======== Dataset entries ========
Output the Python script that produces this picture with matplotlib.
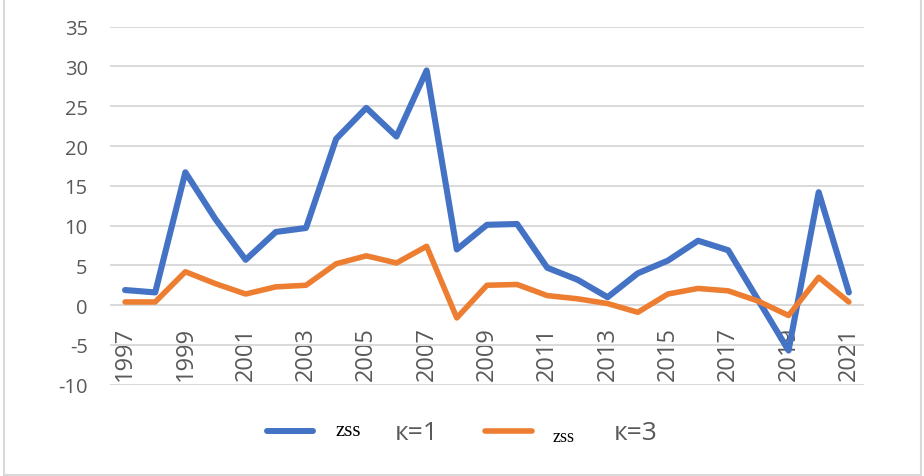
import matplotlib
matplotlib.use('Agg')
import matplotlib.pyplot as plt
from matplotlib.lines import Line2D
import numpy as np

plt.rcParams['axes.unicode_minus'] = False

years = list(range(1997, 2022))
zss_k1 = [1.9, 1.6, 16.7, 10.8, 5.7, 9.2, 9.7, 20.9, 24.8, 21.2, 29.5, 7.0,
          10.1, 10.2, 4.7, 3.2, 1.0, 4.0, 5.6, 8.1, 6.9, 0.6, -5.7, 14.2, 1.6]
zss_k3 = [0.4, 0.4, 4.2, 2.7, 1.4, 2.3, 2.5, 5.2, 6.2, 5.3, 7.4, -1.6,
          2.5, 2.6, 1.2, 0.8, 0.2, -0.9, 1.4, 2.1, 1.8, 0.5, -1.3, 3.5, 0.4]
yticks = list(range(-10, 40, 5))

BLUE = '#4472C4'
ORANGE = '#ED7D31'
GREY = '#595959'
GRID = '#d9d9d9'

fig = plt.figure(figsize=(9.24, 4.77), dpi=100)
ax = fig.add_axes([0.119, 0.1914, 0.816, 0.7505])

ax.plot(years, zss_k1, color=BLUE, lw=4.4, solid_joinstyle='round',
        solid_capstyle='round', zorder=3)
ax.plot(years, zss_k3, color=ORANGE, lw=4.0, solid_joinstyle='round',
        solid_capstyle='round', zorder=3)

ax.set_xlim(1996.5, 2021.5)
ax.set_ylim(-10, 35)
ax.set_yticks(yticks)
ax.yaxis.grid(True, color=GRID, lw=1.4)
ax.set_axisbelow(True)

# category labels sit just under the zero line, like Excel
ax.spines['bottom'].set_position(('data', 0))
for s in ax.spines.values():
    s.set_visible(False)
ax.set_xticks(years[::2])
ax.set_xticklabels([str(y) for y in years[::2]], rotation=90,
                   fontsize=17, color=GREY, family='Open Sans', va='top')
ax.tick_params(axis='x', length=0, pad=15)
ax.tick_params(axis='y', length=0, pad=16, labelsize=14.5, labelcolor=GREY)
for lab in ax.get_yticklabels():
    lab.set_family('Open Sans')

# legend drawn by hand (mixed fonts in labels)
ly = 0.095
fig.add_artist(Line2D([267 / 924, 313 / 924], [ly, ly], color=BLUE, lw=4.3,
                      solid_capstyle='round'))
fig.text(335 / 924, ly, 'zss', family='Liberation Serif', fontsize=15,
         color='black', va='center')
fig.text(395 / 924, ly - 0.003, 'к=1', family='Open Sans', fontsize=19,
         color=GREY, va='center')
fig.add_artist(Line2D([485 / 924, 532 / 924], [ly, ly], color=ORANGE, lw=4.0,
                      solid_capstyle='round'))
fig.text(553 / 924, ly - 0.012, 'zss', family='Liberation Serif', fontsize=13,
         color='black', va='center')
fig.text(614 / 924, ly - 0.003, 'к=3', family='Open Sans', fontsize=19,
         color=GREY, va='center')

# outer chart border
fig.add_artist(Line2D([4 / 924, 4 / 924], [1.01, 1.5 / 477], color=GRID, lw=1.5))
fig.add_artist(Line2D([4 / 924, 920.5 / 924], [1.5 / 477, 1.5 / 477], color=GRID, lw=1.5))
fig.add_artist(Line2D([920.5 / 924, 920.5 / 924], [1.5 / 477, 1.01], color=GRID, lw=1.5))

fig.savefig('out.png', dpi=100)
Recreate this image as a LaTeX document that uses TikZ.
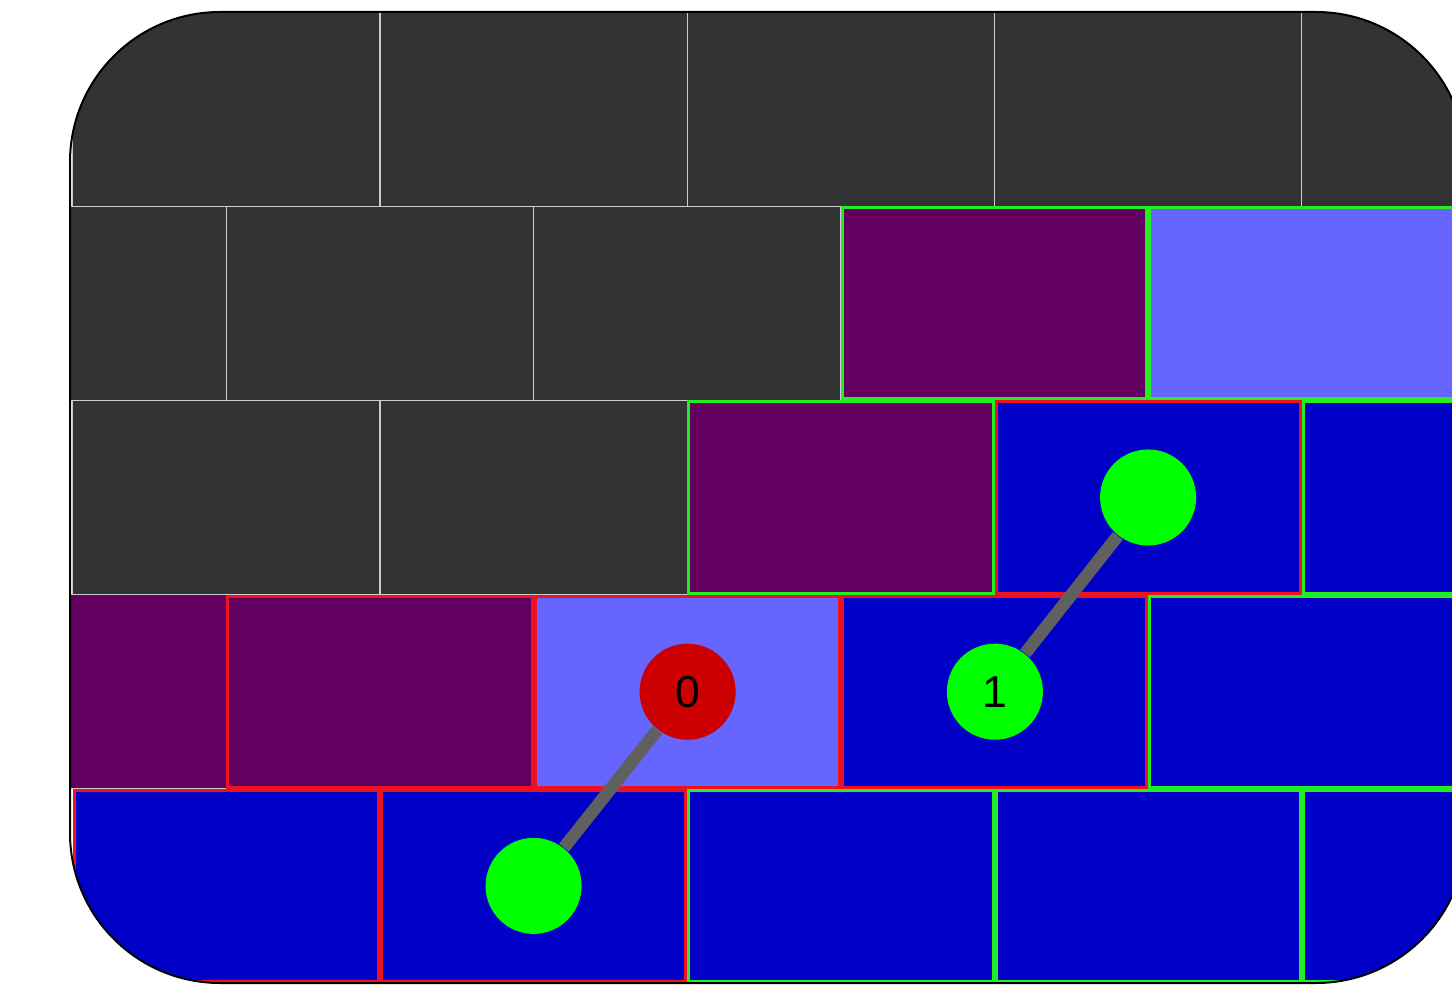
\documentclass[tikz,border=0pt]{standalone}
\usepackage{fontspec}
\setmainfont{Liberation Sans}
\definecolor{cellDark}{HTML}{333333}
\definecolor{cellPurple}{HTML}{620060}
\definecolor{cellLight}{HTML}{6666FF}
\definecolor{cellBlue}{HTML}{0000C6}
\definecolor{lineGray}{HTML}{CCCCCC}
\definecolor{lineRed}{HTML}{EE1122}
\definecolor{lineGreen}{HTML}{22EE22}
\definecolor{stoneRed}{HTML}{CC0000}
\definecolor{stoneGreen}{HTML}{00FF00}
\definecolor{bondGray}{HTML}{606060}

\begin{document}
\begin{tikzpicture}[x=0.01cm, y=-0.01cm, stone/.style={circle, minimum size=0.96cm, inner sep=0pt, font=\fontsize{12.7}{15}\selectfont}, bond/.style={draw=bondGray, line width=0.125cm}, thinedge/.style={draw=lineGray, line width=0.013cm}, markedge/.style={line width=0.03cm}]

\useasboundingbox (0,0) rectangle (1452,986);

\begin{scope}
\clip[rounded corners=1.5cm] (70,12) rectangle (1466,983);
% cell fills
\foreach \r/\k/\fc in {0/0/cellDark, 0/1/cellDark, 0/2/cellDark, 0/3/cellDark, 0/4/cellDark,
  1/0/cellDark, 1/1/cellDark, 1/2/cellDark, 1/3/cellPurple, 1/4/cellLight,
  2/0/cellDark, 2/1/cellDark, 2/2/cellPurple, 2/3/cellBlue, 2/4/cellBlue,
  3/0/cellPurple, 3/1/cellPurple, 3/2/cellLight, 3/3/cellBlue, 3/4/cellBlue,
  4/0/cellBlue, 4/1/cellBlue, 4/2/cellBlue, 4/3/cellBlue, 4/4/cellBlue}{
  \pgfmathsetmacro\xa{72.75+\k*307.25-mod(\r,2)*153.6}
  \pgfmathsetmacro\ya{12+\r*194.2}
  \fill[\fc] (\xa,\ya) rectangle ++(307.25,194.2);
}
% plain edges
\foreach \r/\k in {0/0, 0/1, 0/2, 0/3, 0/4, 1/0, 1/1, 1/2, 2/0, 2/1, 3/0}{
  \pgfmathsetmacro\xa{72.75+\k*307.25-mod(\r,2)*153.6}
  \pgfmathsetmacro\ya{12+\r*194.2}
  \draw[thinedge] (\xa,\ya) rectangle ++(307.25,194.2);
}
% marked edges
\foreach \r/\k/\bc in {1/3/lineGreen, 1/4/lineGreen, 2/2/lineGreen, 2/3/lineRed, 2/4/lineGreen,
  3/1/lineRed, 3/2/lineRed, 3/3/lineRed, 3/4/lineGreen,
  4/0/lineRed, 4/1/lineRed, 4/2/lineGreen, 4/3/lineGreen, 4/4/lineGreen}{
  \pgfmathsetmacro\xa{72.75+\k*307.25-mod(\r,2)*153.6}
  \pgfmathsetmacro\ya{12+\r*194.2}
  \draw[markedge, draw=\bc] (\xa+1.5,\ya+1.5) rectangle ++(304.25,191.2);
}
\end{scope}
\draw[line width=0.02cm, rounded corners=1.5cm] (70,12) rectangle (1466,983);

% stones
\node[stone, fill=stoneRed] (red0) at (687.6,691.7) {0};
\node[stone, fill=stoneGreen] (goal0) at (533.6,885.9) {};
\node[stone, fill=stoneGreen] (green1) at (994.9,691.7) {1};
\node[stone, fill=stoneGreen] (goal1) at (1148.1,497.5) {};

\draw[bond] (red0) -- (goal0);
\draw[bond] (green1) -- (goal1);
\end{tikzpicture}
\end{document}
========
* Task prompt: Where a line holds "that", copy it out.

* In response:
Output the Python script that produces this picture with matplotlib.
Recreate this image as a LaTeX document that uses TikZ.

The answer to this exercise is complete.